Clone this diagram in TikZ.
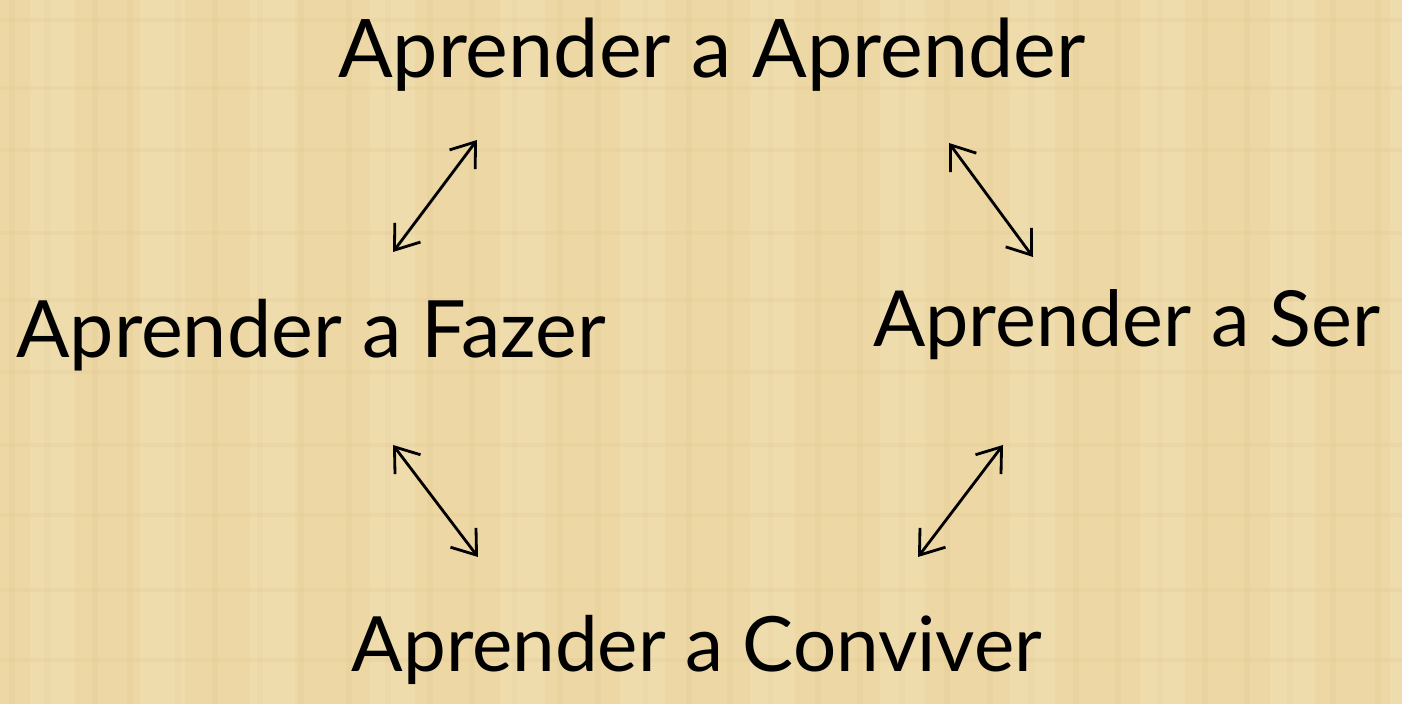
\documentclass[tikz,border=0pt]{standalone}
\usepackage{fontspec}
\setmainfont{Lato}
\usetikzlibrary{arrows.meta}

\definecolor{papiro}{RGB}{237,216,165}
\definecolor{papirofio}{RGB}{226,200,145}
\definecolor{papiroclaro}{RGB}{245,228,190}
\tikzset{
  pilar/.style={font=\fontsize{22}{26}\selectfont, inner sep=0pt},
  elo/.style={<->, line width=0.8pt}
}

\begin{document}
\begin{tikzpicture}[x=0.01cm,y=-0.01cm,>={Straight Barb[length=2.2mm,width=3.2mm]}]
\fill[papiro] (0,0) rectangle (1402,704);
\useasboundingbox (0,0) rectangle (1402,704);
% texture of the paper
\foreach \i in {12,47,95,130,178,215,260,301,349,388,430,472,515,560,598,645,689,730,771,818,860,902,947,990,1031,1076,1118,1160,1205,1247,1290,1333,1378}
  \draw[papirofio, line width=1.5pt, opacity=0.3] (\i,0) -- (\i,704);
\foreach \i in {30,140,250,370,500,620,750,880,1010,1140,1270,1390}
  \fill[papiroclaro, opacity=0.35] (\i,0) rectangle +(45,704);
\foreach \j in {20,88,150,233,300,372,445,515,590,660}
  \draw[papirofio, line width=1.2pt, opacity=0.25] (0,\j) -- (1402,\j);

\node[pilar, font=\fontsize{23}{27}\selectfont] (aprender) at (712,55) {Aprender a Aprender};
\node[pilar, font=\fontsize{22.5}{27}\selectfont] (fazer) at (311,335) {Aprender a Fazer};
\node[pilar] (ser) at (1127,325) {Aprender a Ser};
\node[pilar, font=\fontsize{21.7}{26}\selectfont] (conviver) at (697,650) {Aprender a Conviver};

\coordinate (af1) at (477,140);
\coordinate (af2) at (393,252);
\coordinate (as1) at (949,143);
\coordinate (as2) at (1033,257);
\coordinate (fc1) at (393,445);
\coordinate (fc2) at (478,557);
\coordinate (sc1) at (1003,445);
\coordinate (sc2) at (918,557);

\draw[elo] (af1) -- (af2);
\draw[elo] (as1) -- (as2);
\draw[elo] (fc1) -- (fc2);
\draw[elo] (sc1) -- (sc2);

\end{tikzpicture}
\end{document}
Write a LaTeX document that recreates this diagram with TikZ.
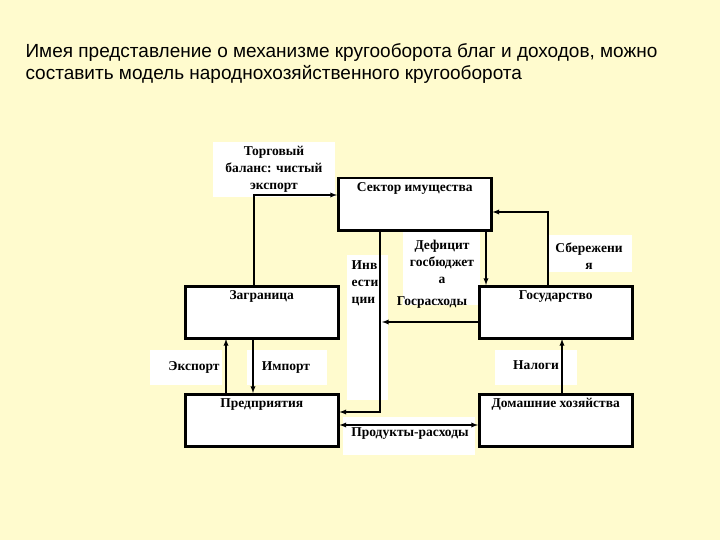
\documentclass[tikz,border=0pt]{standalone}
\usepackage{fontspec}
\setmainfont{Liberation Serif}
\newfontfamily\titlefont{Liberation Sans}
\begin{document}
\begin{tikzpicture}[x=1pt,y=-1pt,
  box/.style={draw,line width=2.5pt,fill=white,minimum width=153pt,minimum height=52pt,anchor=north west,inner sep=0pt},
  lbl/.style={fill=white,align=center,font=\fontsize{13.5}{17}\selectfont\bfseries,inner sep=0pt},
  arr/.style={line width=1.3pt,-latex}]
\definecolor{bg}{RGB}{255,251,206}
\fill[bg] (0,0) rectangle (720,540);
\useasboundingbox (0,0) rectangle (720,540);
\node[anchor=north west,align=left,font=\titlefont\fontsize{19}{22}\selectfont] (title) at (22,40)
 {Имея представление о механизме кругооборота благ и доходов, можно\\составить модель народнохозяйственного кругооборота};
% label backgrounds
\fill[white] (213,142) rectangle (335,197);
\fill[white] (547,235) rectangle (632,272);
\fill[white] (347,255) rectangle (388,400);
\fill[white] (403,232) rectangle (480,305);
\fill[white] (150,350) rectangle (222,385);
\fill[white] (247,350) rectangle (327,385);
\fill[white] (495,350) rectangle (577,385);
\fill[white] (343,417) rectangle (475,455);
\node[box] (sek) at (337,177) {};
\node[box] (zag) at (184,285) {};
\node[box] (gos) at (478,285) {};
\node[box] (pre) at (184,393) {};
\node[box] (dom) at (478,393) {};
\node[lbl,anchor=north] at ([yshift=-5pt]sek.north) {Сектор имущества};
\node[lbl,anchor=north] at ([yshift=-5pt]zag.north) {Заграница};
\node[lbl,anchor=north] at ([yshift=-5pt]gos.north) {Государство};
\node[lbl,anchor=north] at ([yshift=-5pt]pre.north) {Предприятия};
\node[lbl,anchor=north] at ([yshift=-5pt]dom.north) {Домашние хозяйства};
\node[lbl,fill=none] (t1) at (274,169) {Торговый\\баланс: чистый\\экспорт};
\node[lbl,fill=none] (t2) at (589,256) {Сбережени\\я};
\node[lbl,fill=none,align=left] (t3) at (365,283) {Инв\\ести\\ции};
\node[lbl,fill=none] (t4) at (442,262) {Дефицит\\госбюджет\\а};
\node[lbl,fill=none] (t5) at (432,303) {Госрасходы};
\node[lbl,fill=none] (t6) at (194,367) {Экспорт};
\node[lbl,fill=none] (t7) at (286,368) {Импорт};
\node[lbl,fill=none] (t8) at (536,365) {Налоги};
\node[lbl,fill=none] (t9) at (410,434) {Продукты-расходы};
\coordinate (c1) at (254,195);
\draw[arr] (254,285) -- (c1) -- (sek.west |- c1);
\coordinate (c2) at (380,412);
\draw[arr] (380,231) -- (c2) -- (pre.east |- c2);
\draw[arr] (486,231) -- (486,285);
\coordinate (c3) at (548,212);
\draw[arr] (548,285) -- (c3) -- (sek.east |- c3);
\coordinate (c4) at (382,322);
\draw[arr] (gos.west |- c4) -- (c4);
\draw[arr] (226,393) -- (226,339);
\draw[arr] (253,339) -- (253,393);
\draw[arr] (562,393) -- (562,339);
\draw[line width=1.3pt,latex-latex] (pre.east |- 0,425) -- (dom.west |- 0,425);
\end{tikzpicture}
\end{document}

* * *

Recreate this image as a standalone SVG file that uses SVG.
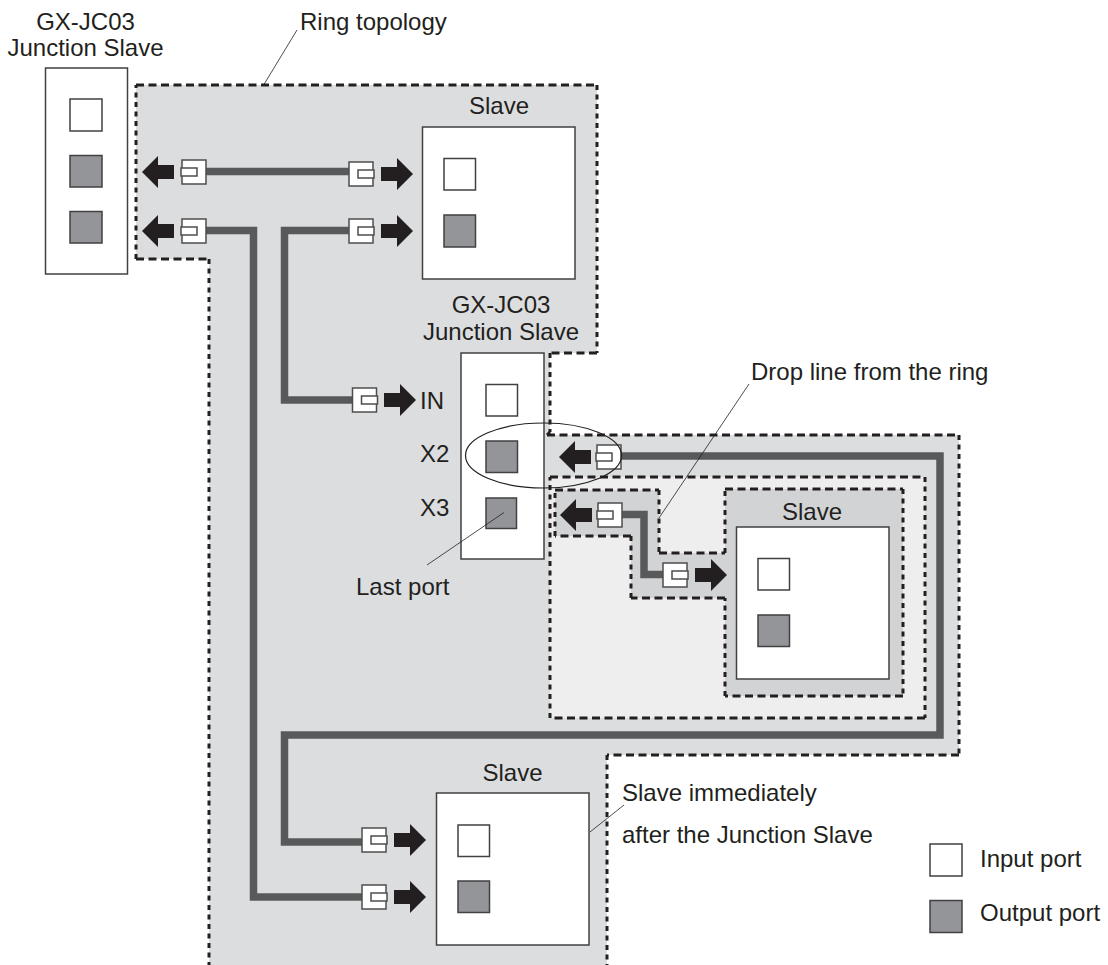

**Problem statement:** Identify the lines of the entries containing the string "that". Copy each such line.

**The reply:**
Write a LaTeX document that recreates this diagram with TikZ.
Recreate this image as a standalone SVG file that uses SVG.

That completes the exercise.